Problem details:
Print exactly the lines that run from the line containing "Give me the matplotlib source for this chart." to the line containing "plt.rcParams['font.family'] = ['Noto", both included, and nothing else; pictures stay out.

Records for the task:
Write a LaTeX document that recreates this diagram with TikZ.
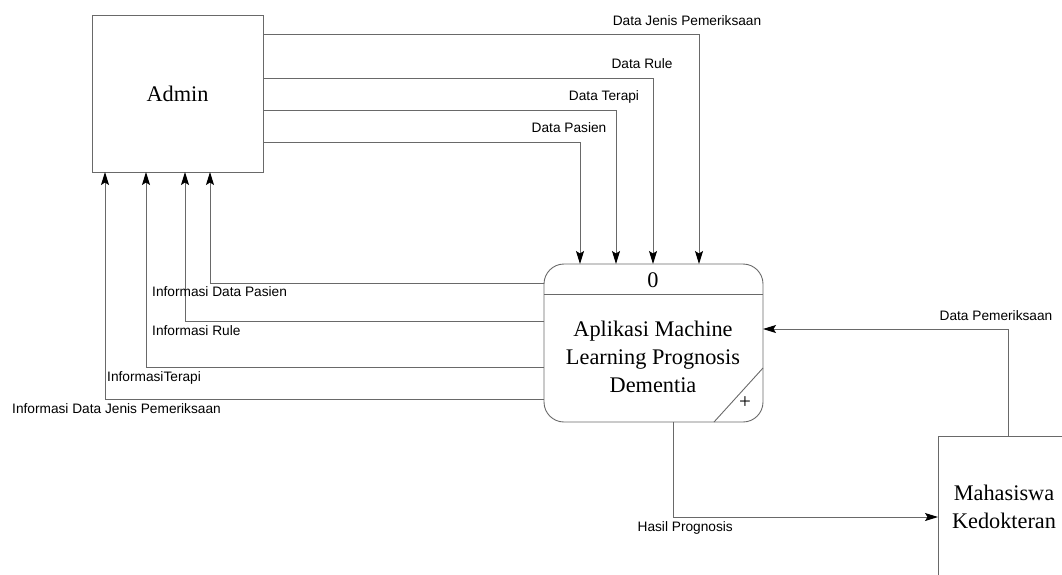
\documentclass[tikz,border=0pt]{standalone}
\usepackage{fontspec}
\setmainfont{Liberation Serif}
\setsansfont{Liberation Sans}
\usetikzlibrary{arrows.meta}
\definecolor{ln}{RGB}{105,105,105}
\tikzset{
  flow/.style={draw=ln, line width=0.9pt, -{Stealth[length=13pt,width=8pt,inset=2.5pt,fill=black,color=black]}},
  ent/.style={draw=ln, line width=0.9pt, inner sep=0pt, outer sep=0pt, font=\fontsize{22.3}{28}\selectfont, align=center},
  lbl/.style={inner sep=0pt, font=\sffamily\fontsize{13.7}{16}\selectfont, text height=0.72em, text depth=0.02em},
}
\begin{document}
\begin{tikzpicture}[x=1pt,y=-1pt]
\useasboundingbox (0,0) rectangle (1062,574);
% entities
\node[ent, minimum width=171pt, minimum height=157pt] (admin) at (177.5,93.5) {Admin};
\node[ent, minimum width=132pt, minimum height=142pt] (mhs) at (1004,507) {Mahasiswa\\Kedokteran};
% process
\node[ent, rounded corners=20pt, minimum width=219pt, minimum height=158pt] (proc) at (653.5,343) {};
\draw[draw=ln, line width=0.9pt] (proc.west |- 0,294) -- (proc.east |- 0,294);
\node[inner sep=0pt, font=\fontsize{22.3}{28}\selectfont] (pid) at (653,280) {0};
\node[inner sep=0pt, font=\fontsize{22.3}{28}\selectfont, align=center] (pname) at (653,357) {Aplikasi Machine\\Learning Prognosis\\Dementia};
\draw[draw=ln, line width=0.9pt] (proc.south -| 714,0) -- (proc.east |- 0,368);
\node[inner sep=0pt, font=\fontsize{21}{24}\selectfont] (plus) at (745,403) {+};
% flows admin -> process
\draw[flow] (admin.east |- 0,34) -| (proc.north -| 699,0);
\draw[flow] (admin.east |- 0,78) -| (proc.north -| 653,0);
\draw[flow] (admin.east |- 0,110) -| (proc.north -| 616,0);
\draw[flow] (admin.east |- 0,142) -| (proc.north -| 580,0);
% flows process -> admin
\draw[flow] (proc.west |- 0,283) -| (admin.south -| 210,0);
\draw[flow] (proc.west |- 0,321) -| (admin.south -| 185,0);
\draw[flow] (proc.west |- 0,367) -| (admin.south -| 146,0);
\draw[flow] (proc.west |- 0,399) -| (admin.south -| 105,0);
% flows with mahasiswa
\draw[flow] (mhs.north -| 1008,0) |- (proc.east |- 0,329);
\draw[flow] (proc.south -| 673,0) |- (mhs.west |- 0,517);
% labels
\node[lbl] (l1) at (687,22) {Data Jenis Pemeriksaan};
\node[lbl] (l2) at (642,65) {Data Rule};
\node[lbl] (l3) at (604,97) {Data Terapi};
\node[lbl] (l4) at (569,129) {Data Pasien};
\node[lbl, anchor=west] (l5) at (152,293) {Informasi Data Pasien};
\node[lbl, anchor=west] (l6) at (152,332) {Informasi Rule};
\node[lbl, anchor=west] (l7) at (107,378) {InformasiTerapi};
\node[lbl, anchor=west] (l8) at (12,410) {Informasi Data Jenis Pemeriksaan};
\node[lbl] (l9) at (996,317) {Data Pemeriksaan};
\node[lbl, anchor=east] (l10) at (733,528) {Hasil Prognosis};
\end{tikzpicture}
\end{document}
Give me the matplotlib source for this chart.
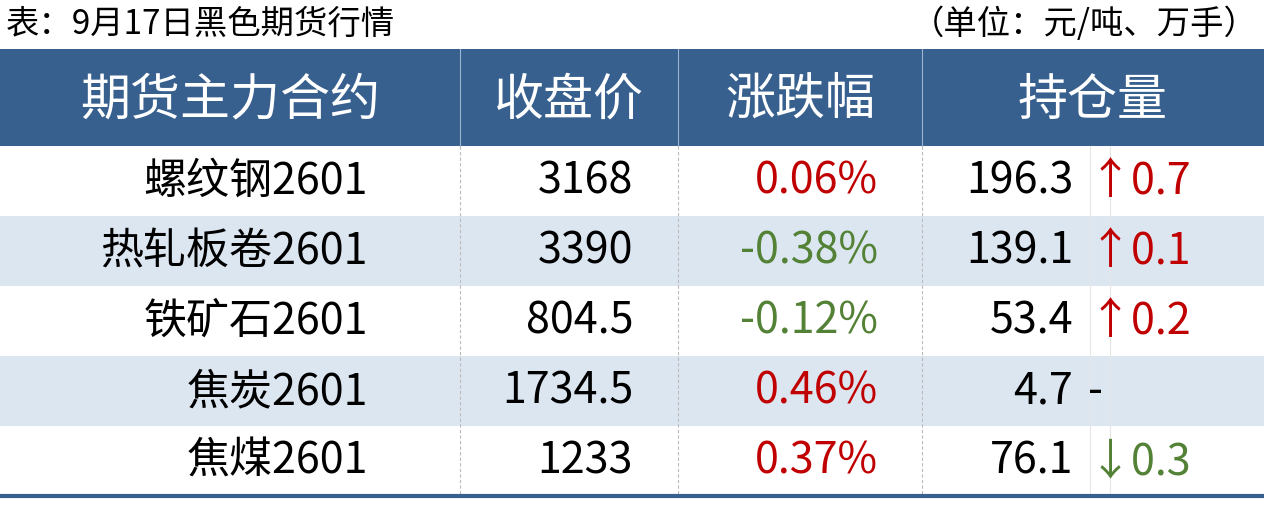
import matplotlib
matplotlib.use("Agg")
import matplotlib.pyplot as plt
from matplotlib.patches import Rectangle

plt.rcParams['font.family'] = ['Noto Sans CJK SC', 'DejaVu Sans']

title = "表：9月17日黑色期货行情"
unit = "（单位：元/吨、万手）"
headers = ["期货主力合约", "收盘价", "涨跌幅", "持仓量"]
contracts = ["螺纹钢2601", "热轧板卷2601", "铁矿石2601", "焦炭2601", "焦煤2601"]
closes = ["3168", "3390", "804.5", "1734.5", "1233"]
changes = [0.06, -0.38, -0.12, 0.46, 0.37]
positions = ["196.3", "139.1", "53.4", "4.7", "76.1"]
pos_changes = [0.7, 0.1, 0.2, 0.0, -0.3]

RED = "#C00000"
GREEN = "#538135"
BLUE = "#37608F"
SHADE = "#DCE6F1"

fig = plt.figure(figsize=(12.64, 5.09), dpi=100)
ax = fig.add_axes([0, 0, 1, 1])
ax.set_xlim(0, 1264)
ax.set_ylim(509, 0)
ax.axis('off')

ax.text(6, 24, title, fontsize=24, va='center', ha='left', fontweight='medium')
ax.text(1258, 24, unit, fontsize=24, va='center', ha='right', fontweight='medium')

head_top, head_bot = 49, 146
row_h = 70
col_edges = [0, 460, 678, 922, 1264]
ax.add_patch(Rectangle((0, head_top), 1264, head_bot - head_top, color=BLUE, lw=0))
for i, h in enumerate(headers):
    cx = (col_edges[i] + col_edges[i + 1]) / 2
    ax.text(cx, (head_top + head_bot) / 2 + 3, h, color='white', fontsize=36,
            ha='center', va='center')
for x in col_edges[1:-1]:
    ax.plot([x, x], [head_top, head_bot], color='#9FB3CC', lw=0.8)

n = len(contracts)
bottom = head_bot + n * row_h
for i in range(n):
    y0 = head_bot + i * row_h
    if i % 2 == 1:
        ax.add_patch(Rectangle((0, y0), 1264, row_h, color=SHADE, lw=0))
for x in col_edges[1:-1]:
    ax.plot([x, x], [head_bot, bottom], color='#BBBBBB', lw=0.8, ls=(0, (3, 2)))
for x in [1090, 1110]:
    ax.plot([x, x], [head_bot, bottom], color='#E6E6E6', lw=0.8)

for i in range(n):
    yc = head_bot + i * row_h + row_h / 2 + 1
    fs = 31
    kw = dict(fontsize=fs, va='center', fontweight='medium')
    ax.text(368, yc, contracts[i], ha='right', **kw)
    ax.text(633, yc, closes[i], ha='right', **kw)
    c = changes[i]
    ax.text(878, yc, f"{c:.2f}%", ha='right', color=RED if c >= 0 else GREEN, **kw)
    ax.text(1073, yc, positions[i], ha='right', **kw)
    p = pos_changes[i]
    if p > 0:
        s, col = f"↑{p:.1f}", RED
    elif p < 0:
        s, col = f"↓{-p:.1f}", GREEN
    else:
        s, col = "-", 'black'
    ax.text(1088, yc, s, ha='left', color=col, **kw)

ax.plot([0, 1264], [bottom, bottom], color=BLUE, lw=3)

fig.savefig("out.png", dpi=100)
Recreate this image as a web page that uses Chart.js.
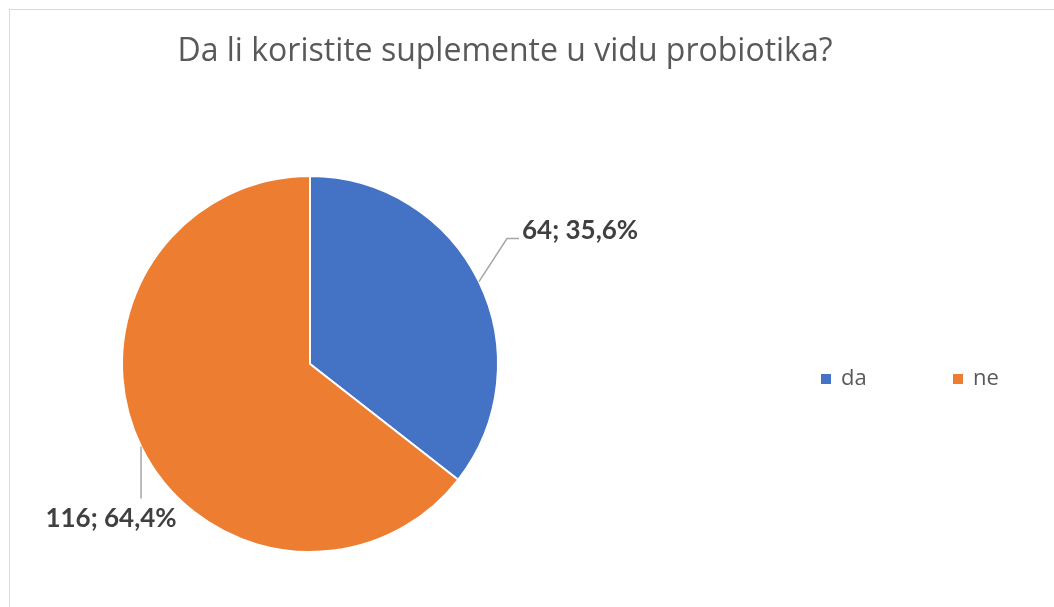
<!DOCTYPE html>
<html>
<head>
<meta charset="utf-8">
<script src="https://cdn.jsdelivr.net/npm/chart.js@4"></script>
<style>
  html, body { margin: 0; padding: 0; background: #fff; overflow: hidden; }
  #frame { position: absolute; left: 9px; top: 9px; width: 1100px; height: 700px; border: 1px solid #d9d9d9; }
  #c { position: absolute; left: 0; top: 0; }
</style>
</head>
<body>
<div id="frame"></div>
<canvas id="c" width="1054" height="607"></canvas>
<script>
const TITLE = "Da li koristite suplemente u vidu probiotika?";
const LABELS = ["da", "ne"];
const VALUES = [64, 116];
const PERCENTS = ["35,6%", "64,4%"];
const COLORS = ["#4472C4", "#ED7D31"];

// title, legend, data labels with leader lines
const decor = {
    id: "decor",
    afterDraw(chart) {
        const ctx = chart.ctx;
        ctx.save();

        // title
        ctx.fillStyle = "#595959";
        ctx.font = "32px 'Open Sans'";
        ctx.textAlign = "center";
        ctx.textBaseline = "middle";
        ctx.fillText(TITLE, 505, 52);

        // legend
        ctx.font = "22px 'Open Sans'";
        ctx.textAlign = "left";
        const legX = [821, 953];
        LABELS.forEach((lab, i) => {
            ctx.fillStyle = COLORS[i];
            ctx.fillRect(legX[i], 374, 10, 10);
            ctx.fillStyle = "#595959";
            ctx.fillText(lab, legX[i] + 20, 379);
        });

        // data labels
        const arcs = chart.getDatasetMeta(0).data;
        ctx.strokeStyle = "#a6a6a6";
        ctx.lineWidth = 1.5;
        ctx.fillStyle = "#404040";
        ctx.font = "bold 26px Lato";
        arcs.forEach((arc, i) => {
            const mid = (arc.startAngle + arc.endAngle) / 2;
            const ax = arc.x + Math.cos(mid) * arc.outerRadius;
            const ay = arc.y + Math.sin(mid) * arc.outerRadius;
            const txt = VALUES[i] + "; " + PERCENTS[i];
            ctx.beginPath();
            ctx.moveTo(ax, ay);
            if (i === 0) {
                ctx.lineTo(ax + 28, ay - 43);
                ctx.lineTo(ax + 40, ay - 43);
                ctx.stroke();
                ctx.textAlign = "left";
                ctx.fillText(txt, ax + 43, ay - 51);
            } else {
                ctx.lineTo(ax, ay + 52);
                ctx.stroke();
                ctx.textAlign = "center";
                ctx.fillText(txt, ax - 30, ay + 72);
            }
        });
        ctx.restore();
    }
};

new Chart(document.getElementById("c"), {
    type: "pie",
    data: {
        labels: LABELS,
        datasets: [{
            data: VALUES,
            backgroundColor: COLORS,
            borderColor: "#ffffff",
            borderWidth: 2,
            hoverOffset: 0
        }]
    },
    options: {
        responsive: false,
        animation: false,
        layout: { padding: { left: 121, right: 555, top: 175, bottom: 54 } },
        plugins: {
            legend: { display: false },
            title: { display: false },
            tooltip: { enabled: false }
        }
    },
    plugins: [decor]
});
</script>
</body>
</html>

Final result:
Give me the matplotlib source for this chart.
import matplotlib
matplotlib.use("Agg")
import matplotlib.pyplot as plt
from matplotlib.patches import Rectangle

plt.rcParams['font.family'] = ['Noto Sans CJK SC', 'DejaVu Sans']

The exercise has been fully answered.